Para pencopet pasar dan terminal, juga tak kalah berdalih melakukan perbuatan itu untuk makan. terlepas makan apa dan sampai kapan, itu urusan belakangan.
para koruptor yang menguras duit rakyat, bermilyar bertriliunan, berdalih agar tak kelaparan. perkara nanti rakyat yang tak tahu milyar dan triliunan itu apa, mereka akan kelaparan dan mati penasaran, itu urusan KPK dan kepolisian. namun jika kepolisian tak dapat diandalkan, kita rayakan 17 agustusan sebagai hari kemerdekaan untuk para korban yang ditelantarkan.
di jaman perang, para pejuang yang kurus dan kelaparan, demi merebut tanah jajahan, mereka berani kelaparan. mereka mau memakan pangkal pisang, atau bongkot bambu yang direbus. mereka menggunakan baju karung goni yang penuh kutu, gatal, dan berefek korengan pada badan. mereka berani mengorbankan diri sedemikian rupa, demi peradaban di masa depan. namun para generasi pelanjut peradaban saat ini, justru merayakan kemerdekaan dengan cara menindas orang miskin yang kelaparan.
duit rakyat dikorupsi. duit pendidikan dipotong atas nama administrasi. duit bikin jalan raya 'digunting' atas nama keamanan proyek jalan. duit beras miskin dibonsai atas nama penghormatan pada kepala kelurahan. duit sekolah dipotong-potong, dengan dalih, guru juga manusia yang butuh makan. para bapak dewan digaji tinggi, lebih untuk duduk nyaman dari pada kepanasan keringetan membasmi kebodohan dan kemiskinan. ada benarnya, bahwa kemiskinan itu menular. para anggota dewan dan konglomerat tak mau memberantas kemiskinan, karena untuk memberantas, mereka harus mendekati. mereka tak mau mendekati si miskin dan sibodoh, karena kemiskinan dan kebodohan itu menular.

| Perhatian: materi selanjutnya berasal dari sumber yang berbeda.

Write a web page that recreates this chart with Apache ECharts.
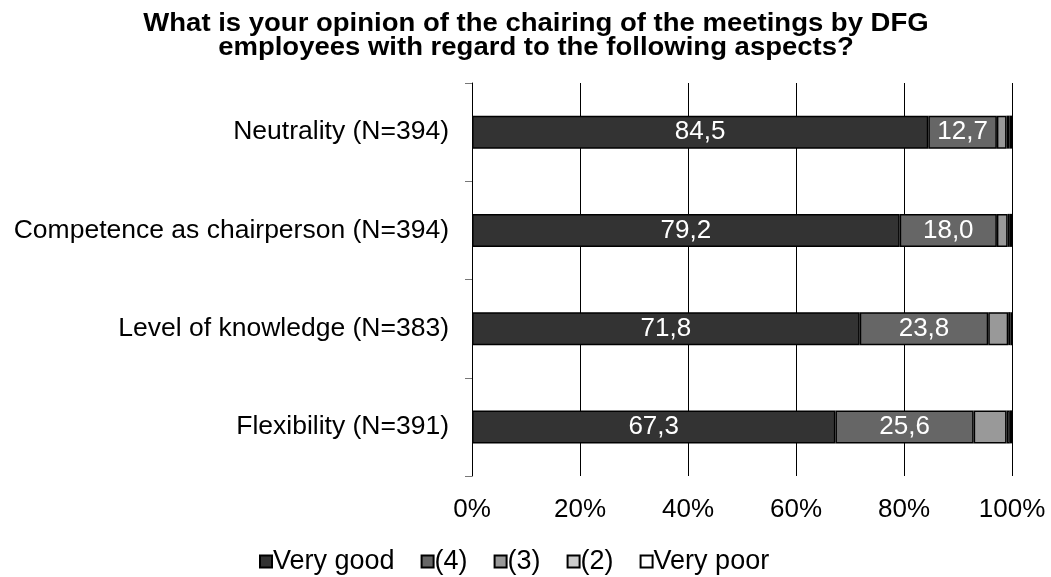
<!DOCTYPE html>
<html>
<head>
<meta charset="utf-8">
<script src="https://cdn.jsdelivr.net/npm/echarts@6/dist/echarts.min.js"></script>
<style>html,body{margin:0;padding:0;background:#fff}#c{width:1051px;height:577px}</style>
</head>
<body>
<div id="c"></div>
<script>
const titleText = 'What is your opinion of the chairing of the meetings by DFG\nemployees with regard to the following aspects?';
const categories = ['Neutrality (N=394)', 'Competence as chairperson (N=394)', 'Level of knowledge (N=383)', 'Flexibility (N=391)'];
const seriesNames = ['Very good', '(4)', '(3)', '(2)', 'Very poor'];
const veryGood = [84.5, 79.2, 71.8, 67.3];
const four = [12.7, 18.0, 23.8, 25.6];
const three = [1.8, 2.0, 3.7, 6.1];
const two = [0.5, 0.4, 0.4, 0.6];
const veryPoor = [0.5, 0.4, 0.3, 0.4];
const xTicks = ['0%', '20%', '40%', '60%', '80%', '100%'];

const colors = ['#333333', '#666666', '#999999', '#cccccc', '#ffffff'];
const values = [veryGood, four, three, two, veryPoor];
const FONT = 'Liberation Sans, Arial, sans-serif';

const chart = echarts.init(document.getElementById('c'));
chart.setOption({
  animation: false,
  graphic: [{
    type: 'text', x: 536, y: 12, scaleX: 1.1,
    style: {
      text: titleText, textAlign: 'center', textVerticalAlign: 'top',
      fontFamily: FONT, fontSize: 25, fontWeight: 'bold', fill: '#000', lineHeight: 24
    }
  }],
  legend: {
    top: 543, left: 254,
    itemWidth: 12, itemHeight: 12, itemGap: 26, icon: 'rect',
    textStyle: { fontFamily: FONT, fontSize: 27, color: '#000', padding: [0, 0, 0, -4] },
    data: seriesNames
  },
  grid: { left: 472, right: 39, top: 83, bottom: 101, containLabel: false },
  xAxis: {
    type: 'value', min: 0, max: 100, interval: 20,
    axisLine: { show: false }, axisTick: { show: false },
    splitLine: { show: true, lineStyle: { color: '#000', width: 1 } },
    axisLabel: {
      fontFamily: FONT, fontSize: 26, color: '#000', margin: 21,
      formatter: (v) => xTicks[Math.round(v / 20)]
    }
  },
  yAxis: {
    type: 'category', data: categories, inverse: true,
    axisLine: { show: true, lineStyle: { color: '#000', width: 1 } },
    axisTick: { show: true, length: 7, lineStyle: { color: '#777' } },
    axisLabel: { fontFamily: FONT, fontSize: 26.5, color: '#000', margin: 23 }
  },
  series: seriesNames.map((name, i) => ({
    name, type: 'bar', stack: 'total', barWidth: 33,
    data: values[i],
    itemStyle: { color: colors[i], borderColor: '#000', borderWidth: 1.5 },
    label: {
      show: i < 2, position: 'inside', color: '#fff',
      fontFamily: FONT, fontSize: 26,
      formatter: (p) => p.value.toFixed(1).replace('.', ',')
    }
  }))
});
</script>
</body>
</html>
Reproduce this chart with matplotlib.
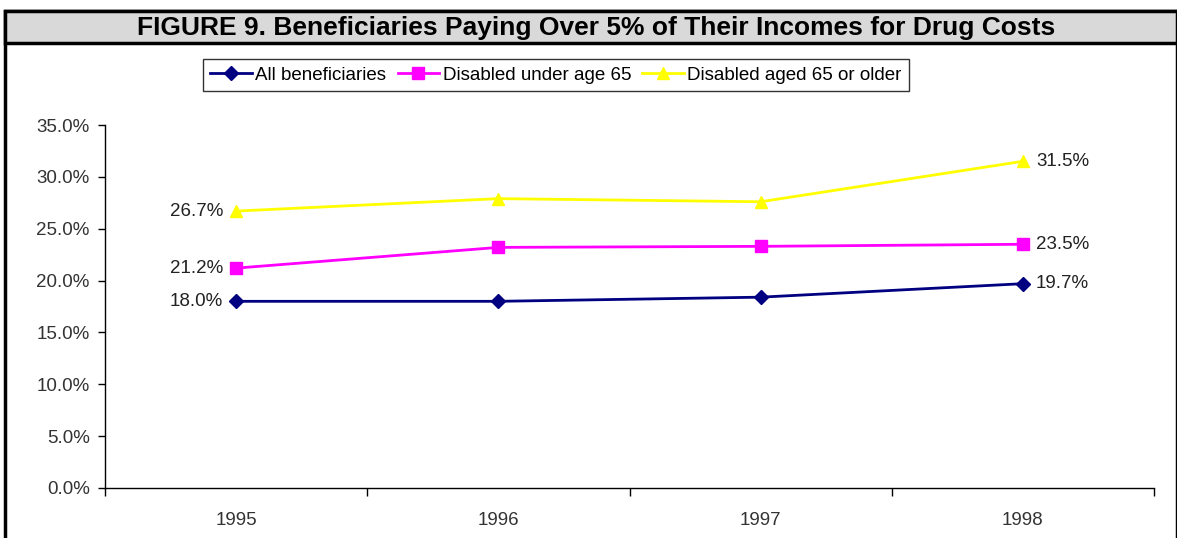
import matplotlib.pyplot as plt
from matplotlib.patches import Rectangle
from matplotlib.lines import Line2D

plt.rcParams['font.family'] = ['Liberation Sans', 'DejaVu Sans']

years = ['1995', '1996', '1997', '1998']
all_benef = [18.0, 18.0, 18.4, 19.7]
disabled_under65 = [21.2, 23.2, 23.3, 23.5]
disabled_65plus = [26.7, 27.9, 27.6, 31.5]

series = [
    ('All beneficiaries', all_benef, '#000080', 'D', 7),
    ('Disabled under age 65', disabled_under65, '#ff00ff', 's', 8),
    ('Disabled aged 65 or older', disabled_65plus, '#ffff00', '^', 9),
]

W, H = 1177, 538
fig = plt.figure(figsize=(W / 100, H / 100), dpi=100)

# frame (runs off the bottom edge) and grey title bar
fig.patches.append(Rectangle((5 / W, -20 / H), (W - 5) / W, (H + 9) / H, transform=fig.transFigure,
                             facecolor='white', edgecolor='black', linewidth=2.5, zorder=-2))
fig.patches.append(Rectangle((5 / W, (H - 43) / H), (W - 5) / W, 32 / H, transform=fig.transFigure,
                             facecolor='#d9d9d9', edgecolor='black', linewidth=2.5, zorder=-1))
fig.text(596 / W, (H - 28) / H, 'FIGURE 9. Beneficiaries Paying Over 5% of Their Incomes for Drug Costs',
         ha='center', va='center', fontsize=19, fontweight='bold', color='black')

ax = fig.add_axes([105 / W, 50 / H, (1154 - 105) / W, (488 - 125) / H])
ax.set_facecolor('none')
x = list(range(len(years)))
for name, vals, col, mk, ms in series:
    ax.plot(x, vals, color=col, marker=mk, markersize=ms, linewidth=2, label=name)
    ax.text(x[0] - 0.05, vals[0], f'{vals[0]:.1f}%', ha='right', va='center', fontsize=13.5, color='#222222')
    ax.text(x[-1] + 0.05, vals[-1], f'{vals[-1]:.1f}%', ha='left', va='center', fontsize=13.5, color='#222222')

ax.set_xlim(-0.5, len(years) - 0.5)
ax.set_ylim(0, 35)
ax.set_yticks([0, 5, 10, 15, 20, 25, 30, 35])
ax.set_yticklabels([f'{v:.1f}%' for v in ax.get_yticks()], fontsize=13.5, color='#333333')
ax.set_xticks([i - 0.5 for i in range(len(years) + 1)])
ax.set_xticklabels([])
ax.set_xticks(x, minor=True)
ax.set_xticklabels(years, minor=True, fontsize=13.5, color='#333333')
ax.tick_params(axis='x', which='major', direction='out', length=6, width=1, color='black')
ax.tick_params(axis='x', which='minor', length=0, pad=17)
ax.tick_params(axis='y', direction='out', length=5, width=1, color='black', pad=6)
for s in ['top', 'right']:
    ax.spines[s].set_visible(False)
for s in ['left', 'bottom']:
    ax.spines[s].set_color('black')
    ax.spines[s].set_linewidth(1)

handles = [Line2D([0], [0], color=c, marker=m, markersize=ms, linewidth=2) for _, _, c, m, ms in series]
leg = fig.legend(handles, [s[0] for s in series], loc='center', bbox_to_anchor=(556 / W, (H - 75) / H),
                 ncol=3, fontsize=13.5, frameon=True, fancybox=False, handlelength=2.2,
                 handletextpad=0.2, columnspacing=0.6, borderpad=0.4)
leg.get_frame().set_edgecolor('black')
leg.get_frame().set_linewidth(1)

fig.savefig('out.png', dpi=100)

"Untuk apa saya mengikuti upacara dengan orang-orang yang hormat pada merah putih hanya di depan rakyat, namun menginjak-injaknya di belakang mata rakyat setelahnya?!" Jon menggebu-gebu. "Kemerdekaan itu hanya untuk orang-orang kaya. untuk para pejabat yang tuna grahita dan konglomerat yang berotak cacat, tak mau mengangkat derajat manusia sesamanya," barangkali Jon tidak ngomong asal-asalan. banyak orang-orang kaya yang suka pamer, membawa wanita-wanita muda ke dalam hotel berbintang lima. banyak pemuda-pemuda berotak cacat keturunan dari para konglomerat, yang menghabiskan waktunya untuk bersenang-senang di samping derita orang, membuktikan kecacatan otak dan titit mereka. banyak para pejabat negara, yang menggunakan fasilitas rakyat, untuk kepentingan pribadi dan keluarga. banyak anak-anak para pejabat dan konglomerat, yang memiliki mata normal tapi buta tak melihat manusia-manusia tragis di dekatnya. mereka merdeka, sedangkan orang miskin tetap terpenjara. mereka merdeka, bebas, sebebas perut dan isi kancutnya. karena bukan hari kemerdekaan Indonesia yang si Jon sedang pikirkan, namun kemerdekaan perut dan isi kancut para manusia berotak curut. barangkali si Jon termasuk.